Alone this might not have had such dire consequences, but it was soon followed by another development: mandatory minimum sentencing. What I didn’t realize was that, for some, judicial discretion was perceived to favor white defendants. In fact, the strongest proponents for mandatory minimums in D.C. were black: Burtell Jefferson, the former chief., and John Ray, an ambitious city council member with an eye on the mayor’s seat. The mandatory minimums Ray proposed were, as Forman puts it, “rooted in a race-conscious defense of the black community.”

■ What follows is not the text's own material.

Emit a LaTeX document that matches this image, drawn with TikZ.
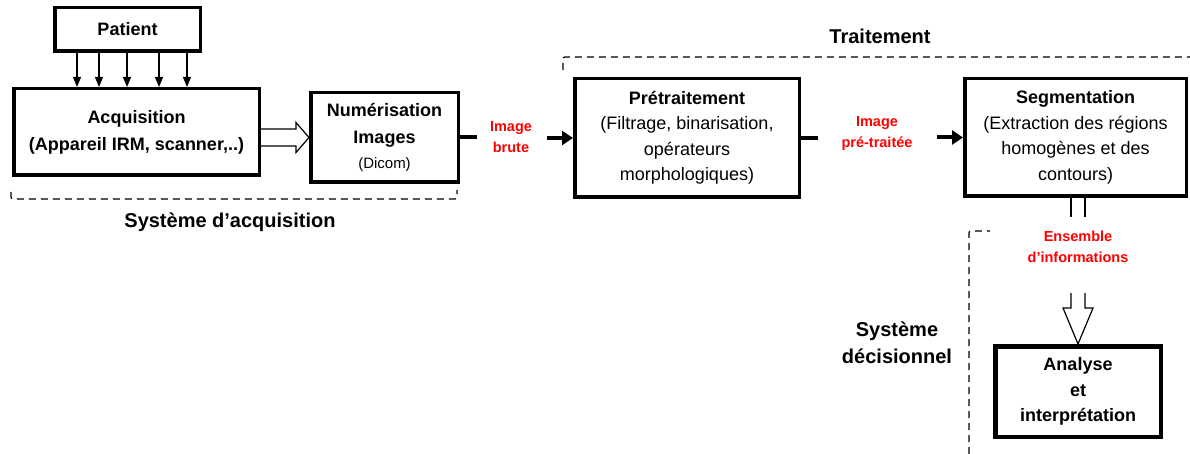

“And then,” as he puts it, “came crack.”
The introduction into the black community of this newer and much deadlier form of cocaine would become the most lethal drug period in our history. Crack dealers dealt not just in drugs but in violence: open, brazen, callous, and with weapons and tactics new to street-level crime. The murder rate in D.C. tripled within seven years, until it was the murder capital of America. By 1987, 60% of arrestees had crack in their systems.
How did the nation’s black leaders react to this scourge in their communities? As you might expect, given its history.
The president of the Prince George’s County NAACP said crack was “the worst thing to hit us since slavery.” This sentiment echoed across the nation, and now the gloves really came off. Police found themselves suddenly on the front lines–with new and corresponding weapons and tactics–of an existential threat to the black community. Jails filled up. Crack use abated. But the cost to the communities was huge, and still mounting.
I’ve lost friends to addiction and know its ravages first hand. I don’t say this to aggrandize my own experience but rather to relate this as a common experience. We don’t speak truthfully about addiction–just as we don’t speak truthfully about class or race or, as this book makes clear, the grayer shades of history. Ultimately Locking Up Our Own, for me, offers, if not a solution, then a more human vision of “the system.” He is subtly emphatic on this point: Systems don’t change themselves. The work isn’t going to be particularly glamorous, but suffering in denial just isn’t working.